The toll, the toll--we scan the rolls
Of names that once were lively souls
The list grew daily as did sighs
For those who’ll ne’er again give smiles
A roll too long to be all told
Oh, land beset with sighs and cries!

Some day, some day, will names be few
Of deaths that pile, by ones and twos
To add to graves from yesterday:
Then, fertilizing fields of grass
Producing flowers and fragrant dews
Graves once beset by sighs and cries



As the Tombstones Wear Away
(From a walk in an old Massachusetts graveyard)
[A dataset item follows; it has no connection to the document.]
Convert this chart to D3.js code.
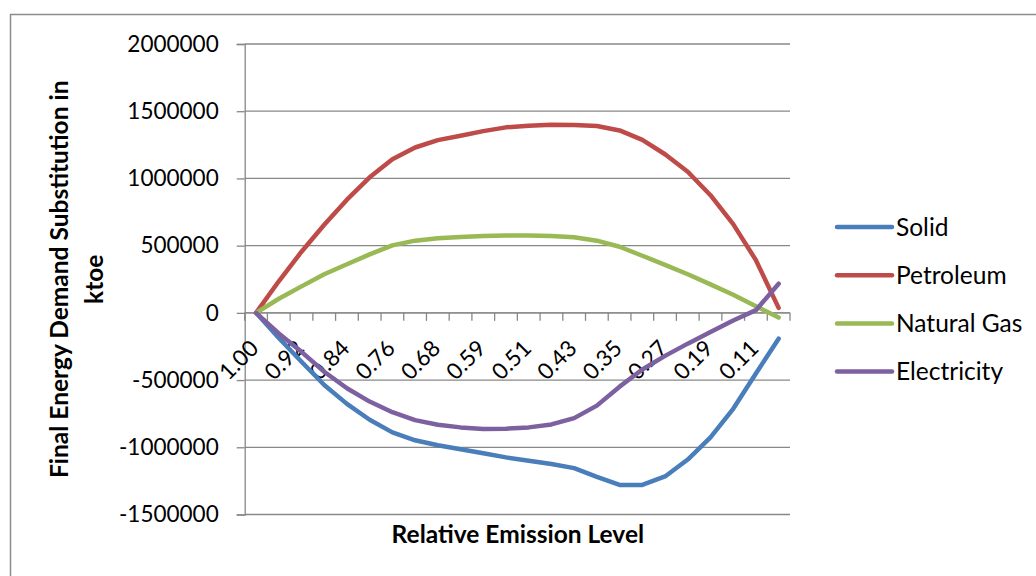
<!DOCTYPE html>
<html>
<head>
<meta charset="utf-8">
<script src="https://cdn.jsdelivr.net/npm/d3@7"></script>
<style>
  html, body { margin: 0; padding: 0; background: #fff; }
  svg { display: block; }
  text { font-family: Lato, "Open Sans", sans-serif; fill: #000; }
</style>
</head>
<body>
<svg id="chart" width="1036" height="576"></svg>
<script>
// Relative emission levels (category axis)
const categories = ["1.00","0.96","0.92","0.88","0.84","0.80","0.76","0.72","0.68","0.64","0.59","0.55",
                    "0.51","0.47","0.43","0.39","0.35","0.31","0.27","0.23","0.19","0.15","0.11","0.07"];

// Final energy demand substitution (ktoe) per fuel
const solid = [0, -187000, -364000, -537000, -677000, -795000, -889000, -948000, -985000, -1015000, -1045000, -1075000,
               -1100000, -1125000, -1155000, -1220000, -1280000, -1280000, -1217000, -1091000, -926000, -714000, -451000, -192000];
const petroleum = [0, 235000, 455000, 655000, 842000, 1008000, 1142000, 1230000, 1285000, 1318000, 1352000, 1380000,
                   1392000, 1400000, 1398000, 1390000, 1357000, 1287000, 1180000, 1050000, 875000, 660000, 392000, 37000];
const naturalGas = [0, 105000, 197000, 287000, 362000, 435000, 502000, 537000, 555000, 565000, 572000, 575000,
                    575000, 572000, 562000, 537000, 492000, 425000, 357000, 287000, 212000, 135000, 50000, -35000];
const electricity = [0, -153000, -290000, -438000, -561000, -660000, -739000, -798000, -832000, -852000, -864000, -862000,
                     -852000, -830000, -783000, -690000, -549000, -421000, -320000, -229000, -143000, -57000, 20000, 217000];

const seriesNames = ["Solid", "Petroleum", "Natural Gas", "Electricity"];
const seriesColors = ["#4A7EBB", "#BE4B48", "#98B954", "#7D60A0"];
const yTicks = [-1500000, -1000000, -500000, 0, 500000, 1000000, 1500000, 2000000];

const series = [solid, petroleum, naturalGas, electricity].map((vals, i) => ({
  name: seriesNames[i], color: seriesColors[i], values: vals
}));

const svg = d3.select("#chart");
const gridColor = "#888888";
const numberSize = 22.5;
const labelSize = 24.5;

// Outer chart border
svg.append("rect")
  .attr("x", 10.5).attr("y", 14.5)
  .attr("width", 1060).attr("height", 600)
  .attr("fill", "none").attr("stroke", "#8c8c8c").attr("stroke-width", 1.5);

const plot = { left: 244.7, right: 790, top: 44, bottom: 514.5 };

const x = d3.scaleBand().domain(categories).range([plot.left, plot.right]).padding(0);
const y = d3.scaleLinear().domain([-1500000, 2000000]).range([plot.bottom, plot.top]);
const cx = c => x(c) + x.bandwidth() / 2;

// Horizontal gridlines
svg.append("g")
  .selectAll("line").data(yTicks).join("line")
  .attr("x1", plot.left).attr("x2", plot.right)
  .attr("y1", d => y(d)).attr("y2", d => y(d))
  .attr("stroke", gridColor).attr("stroke-width", 1.3);

// Y axis (plain hyphen for negatives)
const yAxis = svg.append("g")
  .attr("transform", `translate(${plot.left},0)`)
  .call(d3.axisLeft(y).tickValues(yTicks).tickSize(8).tickPadding(18).tickFormat(d => String(d)));
yAxis.select(".domain").attr("stroke", gridColor).attr("stroke-width", 1.3);
yAxis.selectAll(".tick line").attr("stroke", gridColor).attr("stroke-width", 1.3);
yAxis.selectAll(".tick text")
  .style("font-family", "Lato, 'Open Sans', sans-serif")
  .style("font-size", numberSize + "px")
  .attr("fill", "#000");

// X axis along zero, ticks between categories
const xAxisG = svg.append("g").attr("transform", `translate(0,${y(0)})`);
xAxisG.append("line")
  .attr("x1", plot.left).attr("x2", plot.right)
  .attr("stroke", gridColor).attr("stroke-width", 1.3);
const boundaries = categories.map(c => x(c)).concat([plot.right]);
xAxisG.selectAll("line.tk").data(boundaries).join("line")
  .attr("class", "tk")
  .attr("x1", d => d).attr("x2", d => d)
  .attr("y1", 0).attr("y2", 8)
  .attr("stroke", gridColor).attr("stroke-width", 1.3);

// Rotated category labels (every other category)
svg.append("g").selectAll("text")
  .data(categories.filter((c, i) => i % 2 === 0))
  .join("text")
  .attr("transform", d => `translate(${cx(d) + 4},${y(0) + 37}) rotate(-45)`)
  .attr("text-anchor", "end")
  .style("font-size", numberSize + "px")
  .text(d => d);

// Series lines
const line = d3.line()
  .x((d, i) => cx(categories[i]))
  .y(d => y(d));

svg.append("g").selectAll("path")
  .data(series).join("path")
  .attr("d", s => line(s.values))
  .attr("fill", "none")
  .attr("stroke", s => s.color)
  .attr("stroke-width", 4.5)
  .attr("stroke-linejoin", "round")
  .attr("stroke-linecap", "round");

// Axis titles
svg.append("text")
  .attr("x", (plot.left + plot.right) / 2 + 0.5)
  .attr("y", 543)
  .attr("text-anchor", "middle")
  .style("font-size", labelSize + "px")
  .style("font-weight", "bold")
  .text("Relative Emission Level");

const yTitle = svg.append("text")
  .attr("transform", `translate(68,${(plot.top + plot.bottom) / 2}) rotate(-90)`)
  .attr("text-anchor", "middle")
  .style("font-size", labelSize + "px")
  .style("font-weight", "bold");
yTitle.append("tspan").attr("x", 0).attr("dy", 0).text("Final Energy Demand Substitution in");
yTitle.append("tspan").attr("x", 0).attr("dy", 35).text("ktoe");

// Legend
const legend = svg.append("g").selectAll("g")
  .data(series).join("g")
  .attr("transform", (s, i) => `translate(837,${227 + i * 48.2})`);
legend.append("line")
  .attr("x1", 0).attr("x2", 55)
  .attr("stroke", s => s.color)
  .attr("stroke-width", 4.5)
  .attr("stroke-linecap", "round");
legend.append("text")
  .attr("x", 59).attr("y", 0)
  .attr("dy", "0.35em")
  .style("font-size", labelSize + "px")
  .text(s => s.name);
</script>
</body>
</html>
From tombstones in the graveyard, our history wears away;
Weath’ring very slowly, yet eroding day by day:
Of children falling ere they played, inscribed are many named;
They had brief lives, then passed away, so soon, and ne’er were famed.
Of others passing in decline are memories waning, too,
As tombstoned records of their days are slowly eaten through:
Ah! and since our Earth itself’s a slowly aging ball,
The time will come when no one’s memory exists at all.


Saturday, April 25, 2020

Drink Your Clorox!
Drink your Clorox while you can,
UV your innards ‘til they tan
Since soon you will be sure to hear
The spoil-sports telling you to fear:
Advice from higher-ups to shun,
The President’s will leave you stunned!
But no! Since as you conk you're rid
Of need to fear the bad Covid
So, drink your Clorox now, before
The groceries will have no more!

Thursday, April 23, 2020

This corona is not a beer, and hard to bear!

Corona Quakes
As our earth shakes
In viral trembling
Pandemic makes
Us fear assembling

Yet let’s insist
Without distorting:
We must persist
In not cavorting!

Keeping distance--
Yards spaced apart
Gives resistance:
Advice that’s smart

That bugs unseen
Could cause such terror:
A fear so keen
Of each mask wearer!

Yet this will pass
As do they all
The end at last--
A passing pall! 

But let it not
From memory fade
Lest we repeat
This grim parade!

Saturday, April 4, 2020

The plague of our times.....

What can one do when hunkered down in a plague, something we've not really seen in any of our lifetimes, at least in the wealthier part of the world?  One is to try to express in some way other than dry prose or statistics, what one is thinking.  In that spirit here are a couple of verses, written in the expanse of spare time that we while away, to keep us from worrying too much in these times of plague:


Corona Masking
If all of us would wear a mask
Which, we’ve been shown’s a simple task,
Then none of us would be a loner
While all are safer from corona

A mask like that’s a snap to make
A sane precaution all should take:
With scarf, bandana, or worn-out Tee
I won’t harm you, and you not me!


A Grey Corona Day
I sit here on a grisly day, the clammy wintry kind,
When snow blows cheerfulness into a grisly pall;
A virus called ‘corona’ seems lurking all around,
And causing eerie symptoms, of any kind at all

We can’t be sure how deadly this bug might really be
In most it passes quickly, with sniffles and that’s it
But some, the ill or elderly, are made to fear they’ll see
A fever, cough, or breathing lapse, their final earthly fit

So, while they say that many won’t know they’re sick at all--
A headache it may be, or touch of wat’ry eye,
It only takes a cough to make one’s spirits fall
Since if for some it may be nothing, for others they will die!

To find uplifting thoughts is what we need to do:
To laugh, to smile, or tell a humorous tale,
Recite a verse, perhaps, or maybe even two,
And if also adding music--improvement will prevail!